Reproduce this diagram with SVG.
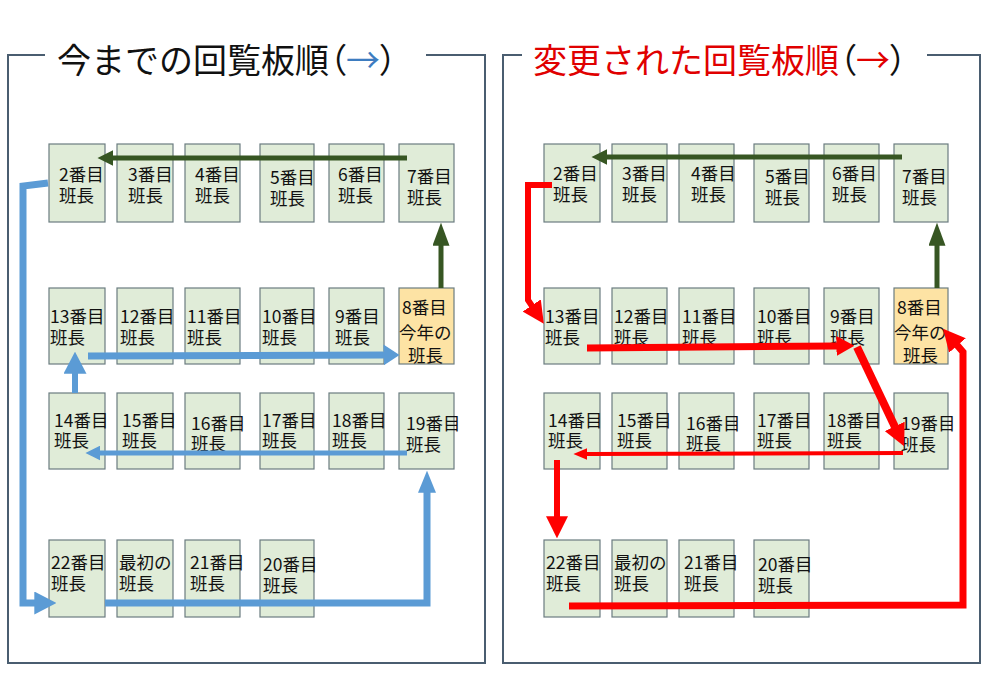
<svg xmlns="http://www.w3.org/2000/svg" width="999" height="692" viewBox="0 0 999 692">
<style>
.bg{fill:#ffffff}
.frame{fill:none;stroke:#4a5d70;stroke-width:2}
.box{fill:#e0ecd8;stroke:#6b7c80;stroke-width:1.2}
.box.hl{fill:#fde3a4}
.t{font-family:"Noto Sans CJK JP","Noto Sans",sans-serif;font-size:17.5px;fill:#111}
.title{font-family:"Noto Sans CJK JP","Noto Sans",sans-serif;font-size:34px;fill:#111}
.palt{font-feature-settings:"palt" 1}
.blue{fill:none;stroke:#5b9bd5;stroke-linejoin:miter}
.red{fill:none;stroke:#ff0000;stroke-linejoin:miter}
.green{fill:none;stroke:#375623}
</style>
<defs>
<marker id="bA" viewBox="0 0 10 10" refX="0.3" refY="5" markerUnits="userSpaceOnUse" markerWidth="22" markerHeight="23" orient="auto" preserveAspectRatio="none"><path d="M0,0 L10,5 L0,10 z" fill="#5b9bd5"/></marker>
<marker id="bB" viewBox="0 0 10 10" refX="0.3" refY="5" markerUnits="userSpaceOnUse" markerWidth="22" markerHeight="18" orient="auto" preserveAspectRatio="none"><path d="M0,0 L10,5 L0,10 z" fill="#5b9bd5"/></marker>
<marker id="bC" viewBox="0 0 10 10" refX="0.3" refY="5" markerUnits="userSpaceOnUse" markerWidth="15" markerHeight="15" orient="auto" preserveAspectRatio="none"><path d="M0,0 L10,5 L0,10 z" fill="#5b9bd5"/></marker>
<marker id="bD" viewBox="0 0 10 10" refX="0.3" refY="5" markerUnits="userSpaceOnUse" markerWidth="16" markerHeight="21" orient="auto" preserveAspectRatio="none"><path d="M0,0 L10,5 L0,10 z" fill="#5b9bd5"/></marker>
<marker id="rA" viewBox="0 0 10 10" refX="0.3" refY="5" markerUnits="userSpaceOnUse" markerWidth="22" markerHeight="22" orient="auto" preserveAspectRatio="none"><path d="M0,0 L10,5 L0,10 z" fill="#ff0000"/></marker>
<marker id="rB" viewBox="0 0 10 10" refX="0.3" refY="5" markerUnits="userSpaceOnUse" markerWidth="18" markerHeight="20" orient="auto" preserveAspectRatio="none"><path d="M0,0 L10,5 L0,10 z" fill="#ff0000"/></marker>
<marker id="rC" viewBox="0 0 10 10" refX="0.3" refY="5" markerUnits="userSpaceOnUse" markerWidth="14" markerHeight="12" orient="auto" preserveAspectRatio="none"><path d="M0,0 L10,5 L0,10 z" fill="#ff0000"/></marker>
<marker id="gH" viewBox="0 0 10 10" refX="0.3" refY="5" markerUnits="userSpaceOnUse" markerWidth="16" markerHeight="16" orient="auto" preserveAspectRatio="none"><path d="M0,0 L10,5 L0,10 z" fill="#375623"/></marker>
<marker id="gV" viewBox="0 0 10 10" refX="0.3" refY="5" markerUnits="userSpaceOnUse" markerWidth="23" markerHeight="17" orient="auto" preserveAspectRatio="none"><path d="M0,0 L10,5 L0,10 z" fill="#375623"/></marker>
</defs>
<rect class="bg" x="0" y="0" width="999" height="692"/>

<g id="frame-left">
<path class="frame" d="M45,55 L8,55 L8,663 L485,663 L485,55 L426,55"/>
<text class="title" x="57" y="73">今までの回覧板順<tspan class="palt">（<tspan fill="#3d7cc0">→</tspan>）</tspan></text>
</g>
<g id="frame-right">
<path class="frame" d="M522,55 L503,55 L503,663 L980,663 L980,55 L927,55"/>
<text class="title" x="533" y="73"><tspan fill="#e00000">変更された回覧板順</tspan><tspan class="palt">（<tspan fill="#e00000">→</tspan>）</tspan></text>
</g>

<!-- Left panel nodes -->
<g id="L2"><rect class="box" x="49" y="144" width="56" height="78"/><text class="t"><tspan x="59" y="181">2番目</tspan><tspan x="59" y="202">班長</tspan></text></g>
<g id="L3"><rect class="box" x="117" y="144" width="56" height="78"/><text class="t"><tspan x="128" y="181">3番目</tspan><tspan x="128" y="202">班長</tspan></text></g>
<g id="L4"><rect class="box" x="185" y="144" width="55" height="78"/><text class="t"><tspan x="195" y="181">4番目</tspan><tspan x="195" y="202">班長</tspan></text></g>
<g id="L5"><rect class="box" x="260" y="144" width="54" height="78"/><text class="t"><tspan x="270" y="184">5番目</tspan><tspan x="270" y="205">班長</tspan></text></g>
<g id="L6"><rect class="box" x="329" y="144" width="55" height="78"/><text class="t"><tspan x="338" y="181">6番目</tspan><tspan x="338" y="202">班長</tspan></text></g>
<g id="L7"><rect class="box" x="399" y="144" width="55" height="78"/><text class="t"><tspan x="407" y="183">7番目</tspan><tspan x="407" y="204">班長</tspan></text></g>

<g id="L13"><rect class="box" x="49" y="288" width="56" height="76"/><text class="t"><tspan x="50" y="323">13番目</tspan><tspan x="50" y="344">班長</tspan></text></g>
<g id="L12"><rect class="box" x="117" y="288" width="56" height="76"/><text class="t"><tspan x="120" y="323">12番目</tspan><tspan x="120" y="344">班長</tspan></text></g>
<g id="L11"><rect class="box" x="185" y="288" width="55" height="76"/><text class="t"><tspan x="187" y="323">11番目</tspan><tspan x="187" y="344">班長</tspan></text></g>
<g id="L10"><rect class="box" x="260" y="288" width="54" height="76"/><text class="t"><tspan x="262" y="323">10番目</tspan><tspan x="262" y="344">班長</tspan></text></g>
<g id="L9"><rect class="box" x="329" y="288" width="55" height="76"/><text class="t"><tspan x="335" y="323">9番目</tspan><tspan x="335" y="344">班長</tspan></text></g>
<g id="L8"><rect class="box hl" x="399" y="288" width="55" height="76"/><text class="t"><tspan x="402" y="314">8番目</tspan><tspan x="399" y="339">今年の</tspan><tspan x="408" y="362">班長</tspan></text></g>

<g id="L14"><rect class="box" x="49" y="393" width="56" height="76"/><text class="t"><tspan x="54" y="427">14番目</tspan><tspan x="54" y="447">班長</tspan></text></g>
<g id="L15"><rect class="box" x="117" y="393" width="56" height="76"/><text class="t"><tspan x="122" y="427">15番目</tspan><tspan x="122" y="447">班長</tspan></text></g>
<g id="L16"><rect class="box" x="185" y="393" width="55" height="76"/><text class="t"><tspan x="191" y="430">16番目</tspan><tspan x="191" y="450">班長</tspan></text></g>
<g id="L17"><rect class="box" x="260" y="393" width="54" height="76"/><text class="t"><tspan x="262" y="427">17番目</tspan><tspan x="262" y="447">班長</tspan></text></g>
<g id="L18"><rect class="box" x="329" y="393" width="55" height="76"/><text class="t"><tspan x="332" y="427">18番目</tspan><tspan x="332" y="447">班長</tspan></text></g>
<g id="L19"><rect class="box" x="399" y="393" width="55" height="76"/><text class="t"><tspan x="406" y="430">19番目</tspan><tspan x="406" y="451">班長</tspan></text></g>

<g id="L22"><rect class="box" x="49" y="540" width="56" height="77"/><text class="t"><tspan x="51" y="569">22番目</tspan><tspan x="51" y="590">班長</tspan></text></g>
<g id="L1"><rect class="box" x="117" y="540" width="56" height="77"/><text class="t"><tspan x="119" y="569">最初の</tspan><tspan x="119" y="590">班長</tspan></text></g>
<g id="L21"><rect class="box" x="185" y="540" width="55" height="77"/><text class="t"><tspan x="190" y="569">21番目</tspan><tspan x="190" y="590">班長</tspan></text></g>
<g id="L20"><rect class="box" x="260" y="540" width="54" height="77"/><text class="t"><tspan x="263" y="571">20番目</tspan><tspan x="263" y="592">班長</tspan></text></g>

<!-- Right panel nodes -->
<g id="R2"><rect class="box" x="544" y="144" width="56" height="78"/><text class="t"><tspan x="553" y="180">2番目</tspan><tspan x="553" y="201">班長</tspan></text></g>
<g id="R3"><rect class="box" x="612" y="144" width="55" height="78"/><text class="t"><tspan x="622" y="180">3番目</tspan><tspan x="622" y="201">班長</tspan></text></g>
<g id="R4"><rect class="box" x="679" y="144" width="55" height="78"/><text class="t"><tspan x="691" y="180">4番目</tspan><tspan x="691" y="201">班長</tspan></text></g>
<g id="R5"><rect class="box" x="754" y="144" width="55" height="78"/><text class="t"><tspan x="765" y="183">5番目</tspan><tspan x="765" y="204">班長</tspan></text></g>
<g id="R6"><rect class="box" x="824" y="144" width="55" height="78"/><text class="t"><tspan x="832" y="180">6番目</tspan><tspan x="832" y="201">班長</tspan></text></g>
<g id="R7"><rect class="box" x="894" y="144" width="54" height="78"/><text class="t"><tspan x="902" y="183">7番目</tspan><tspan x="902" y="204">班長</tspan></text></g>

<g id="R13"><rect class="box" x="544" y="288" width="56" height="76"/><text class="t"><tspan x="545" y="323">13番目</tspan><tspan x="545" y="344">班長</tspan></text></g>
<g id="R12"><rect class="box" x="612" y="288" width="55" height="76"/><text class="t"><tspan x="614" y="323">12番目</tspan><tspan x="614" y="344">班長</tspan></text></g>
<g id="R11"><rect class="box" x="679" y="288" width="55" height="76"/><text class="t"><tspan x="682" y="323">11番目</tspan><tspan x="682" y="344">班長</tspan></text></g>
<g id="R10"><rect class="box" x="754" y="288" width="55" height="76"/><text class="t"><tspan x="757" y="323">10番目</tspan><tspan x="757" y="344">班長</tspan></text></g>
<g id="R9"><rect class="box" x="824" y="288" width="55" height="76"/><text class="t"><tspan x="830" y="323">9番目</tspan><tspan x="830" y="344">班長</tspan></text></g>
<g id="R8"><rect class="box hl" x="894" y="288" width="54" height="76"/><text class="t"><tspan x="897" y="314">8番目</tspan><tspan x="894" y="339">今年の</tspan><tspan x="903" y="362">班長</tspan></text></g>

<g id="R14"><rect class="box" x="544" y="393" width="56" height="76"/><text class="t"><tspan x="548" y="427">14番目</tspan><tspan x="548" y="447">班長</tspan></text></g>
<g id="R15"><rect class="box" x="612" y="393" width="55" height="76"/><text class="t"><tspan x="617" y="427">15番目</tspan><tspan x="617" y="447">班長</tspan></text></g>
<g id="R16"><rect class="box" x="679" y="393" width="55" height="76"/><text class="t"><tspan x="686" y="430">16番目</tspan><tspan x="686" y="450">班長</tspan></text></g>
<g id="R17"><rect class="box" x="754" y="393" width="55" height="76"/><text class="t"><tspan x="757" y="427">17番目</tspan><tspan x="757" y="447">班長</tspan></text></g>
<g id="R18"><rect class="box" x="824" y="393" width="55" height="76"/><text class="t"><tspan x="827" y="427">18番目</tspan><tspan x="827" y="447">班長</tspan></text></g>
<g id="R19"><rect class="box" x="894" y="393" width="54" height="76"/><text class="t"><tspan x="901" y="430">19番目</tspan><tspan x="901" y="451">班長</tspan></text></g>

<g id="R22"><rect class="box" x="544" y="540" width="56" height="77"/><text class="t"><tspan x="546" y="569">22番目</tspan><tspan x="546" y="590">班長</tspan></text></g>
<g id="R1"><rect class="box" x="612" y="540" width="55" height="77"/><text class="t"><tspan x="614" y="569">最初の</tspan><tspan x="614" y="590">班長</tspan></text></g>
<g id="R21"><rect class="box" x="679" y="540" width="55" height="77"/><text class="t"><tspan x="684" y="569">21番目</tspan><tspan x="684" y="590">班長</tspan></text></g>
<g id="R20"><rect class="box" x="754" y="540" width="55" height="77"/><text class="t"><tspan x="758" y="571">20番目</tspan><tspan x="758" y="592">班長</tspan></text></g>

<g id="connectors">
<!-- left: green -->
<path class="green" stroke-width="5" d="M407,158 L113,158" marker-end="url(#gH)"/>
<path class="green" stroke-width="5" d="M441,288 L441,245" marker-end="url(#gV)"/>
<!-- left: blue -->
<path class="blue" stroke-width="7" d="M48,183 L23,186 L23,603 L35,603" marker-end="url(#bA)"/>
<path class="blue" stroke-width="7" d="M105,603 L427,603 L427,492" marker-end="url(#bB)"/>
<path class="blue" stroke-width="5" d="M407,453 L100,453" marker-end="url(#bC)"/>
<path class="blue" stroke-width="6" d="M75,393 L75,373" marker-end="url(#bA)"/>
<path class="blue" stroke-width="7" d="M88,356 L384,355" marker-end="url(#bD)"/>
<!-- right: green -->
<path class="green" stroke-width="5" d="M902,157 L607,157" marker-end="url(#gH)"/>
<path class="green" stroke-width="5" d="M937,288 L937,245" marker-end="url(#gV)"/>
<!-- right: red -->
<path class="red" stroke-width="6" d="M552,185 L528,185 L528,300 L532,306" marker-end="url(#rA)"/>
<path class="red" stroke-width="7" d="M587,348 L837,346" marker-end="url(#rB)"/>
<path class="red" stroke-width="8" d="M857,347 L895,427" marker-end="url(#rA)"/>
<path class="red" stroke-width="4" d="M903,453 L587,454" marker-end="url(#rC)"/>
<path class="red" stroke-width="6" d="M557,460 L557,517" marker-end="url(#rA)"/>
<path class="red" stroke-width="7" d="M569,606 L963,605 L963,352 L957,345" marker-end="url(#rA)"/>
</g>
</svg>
* * *
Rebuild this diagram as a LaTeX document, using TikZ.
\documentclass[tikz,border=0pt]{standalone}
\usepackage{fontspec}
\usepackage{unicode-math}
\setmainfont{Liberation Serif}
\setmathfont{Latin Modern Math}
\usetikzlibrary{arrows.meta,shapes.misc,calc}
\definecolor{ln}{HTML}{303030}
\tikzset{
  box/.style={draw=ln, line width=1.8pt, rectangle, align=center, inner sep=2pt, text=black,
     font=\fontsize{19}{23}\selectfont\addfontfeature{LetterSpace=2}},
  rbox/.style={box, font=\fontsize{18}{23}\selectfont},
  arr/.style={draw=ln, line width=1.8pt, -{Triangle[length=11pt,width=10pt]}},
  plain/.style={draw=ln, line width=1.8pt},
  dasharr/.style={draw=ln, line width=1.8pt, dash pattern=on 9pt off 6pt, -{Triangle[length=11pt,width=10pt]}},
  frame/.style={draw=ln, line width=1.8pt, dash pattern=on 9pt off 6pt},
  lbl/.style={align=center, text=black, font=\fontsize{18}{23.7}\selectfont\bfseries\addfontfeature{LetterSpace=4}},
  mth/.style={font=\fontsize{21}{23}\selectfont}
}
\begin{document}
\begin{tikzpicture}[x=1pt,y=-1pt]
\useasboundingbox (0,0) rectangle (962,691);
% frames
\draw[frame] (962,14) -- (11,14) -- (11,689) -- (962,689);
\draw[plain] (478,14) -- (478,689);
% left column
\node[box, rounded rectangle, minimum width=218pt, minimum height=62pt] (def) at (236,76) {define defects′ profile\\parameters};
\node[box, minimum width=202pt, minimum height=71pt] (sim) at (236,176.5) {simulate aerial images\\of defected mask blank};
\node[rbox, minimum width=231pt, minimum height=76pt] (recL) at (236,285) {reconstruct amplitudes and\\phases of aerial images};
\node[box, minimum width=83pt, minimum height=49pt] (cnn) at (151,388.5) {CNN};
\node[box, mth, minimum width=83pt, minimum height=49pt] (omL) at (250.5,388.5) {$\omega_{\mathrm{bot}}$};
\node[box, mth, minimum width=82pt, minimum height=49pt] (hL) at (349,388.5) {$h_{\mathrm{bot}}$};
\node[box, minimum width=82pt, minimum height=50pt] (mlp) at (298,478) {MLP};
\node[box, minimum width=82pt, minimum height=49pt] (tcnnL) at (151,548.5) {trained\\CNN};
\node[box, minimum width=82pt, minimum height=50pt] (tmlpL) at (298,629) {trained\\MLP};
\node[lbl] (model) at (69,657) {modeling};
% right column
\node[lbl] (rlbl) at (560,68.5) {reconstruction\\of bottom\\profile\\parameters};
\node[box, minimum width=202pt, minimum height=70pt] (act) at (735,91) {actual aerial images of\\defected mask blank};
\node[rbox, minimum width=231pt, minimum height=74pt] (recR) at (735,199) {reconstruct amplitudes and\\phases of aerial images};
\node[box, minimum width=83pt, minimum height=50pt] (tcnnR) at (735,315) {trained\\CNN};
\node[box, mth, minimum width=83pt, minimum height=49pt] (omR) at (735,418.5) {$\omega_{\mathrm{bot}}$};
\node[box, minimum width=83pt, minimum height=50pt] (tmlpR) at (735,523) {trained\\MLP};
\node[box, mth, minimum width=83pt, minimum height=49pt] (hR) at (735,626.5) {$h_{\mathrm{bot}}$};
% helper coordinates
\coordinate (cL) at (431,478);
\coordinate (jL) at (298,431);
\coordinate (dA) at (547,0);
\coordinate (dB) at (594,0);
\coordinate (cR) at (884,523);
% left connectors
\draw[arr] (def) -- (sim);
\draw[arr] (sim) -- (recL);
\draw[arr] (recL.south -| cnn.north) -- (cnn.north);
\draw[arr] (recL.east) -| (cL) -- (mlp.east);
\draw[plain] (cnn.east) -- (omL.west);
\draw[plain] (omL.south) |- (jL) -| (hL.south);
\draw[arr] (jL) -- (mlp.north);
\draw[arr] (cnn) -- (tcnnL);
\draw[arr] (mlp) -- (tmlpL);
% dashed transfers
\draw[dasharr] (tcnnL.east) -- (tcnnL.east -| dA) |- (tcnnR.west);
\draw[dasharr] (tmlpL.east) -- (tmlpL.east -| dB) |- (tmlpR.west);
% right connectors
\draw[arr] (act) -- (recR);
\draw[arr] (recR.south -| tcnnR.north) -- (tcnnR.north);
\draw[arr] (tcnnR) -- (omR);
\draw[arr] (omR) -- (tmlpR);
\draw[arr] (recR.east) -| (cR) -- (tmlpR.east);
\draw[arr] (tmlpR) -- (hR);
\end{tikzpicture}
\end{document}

» Task to carry out:
Tally the lines of the listing above that include the word "this". Answer with the number alone.

» Finished exercise:
2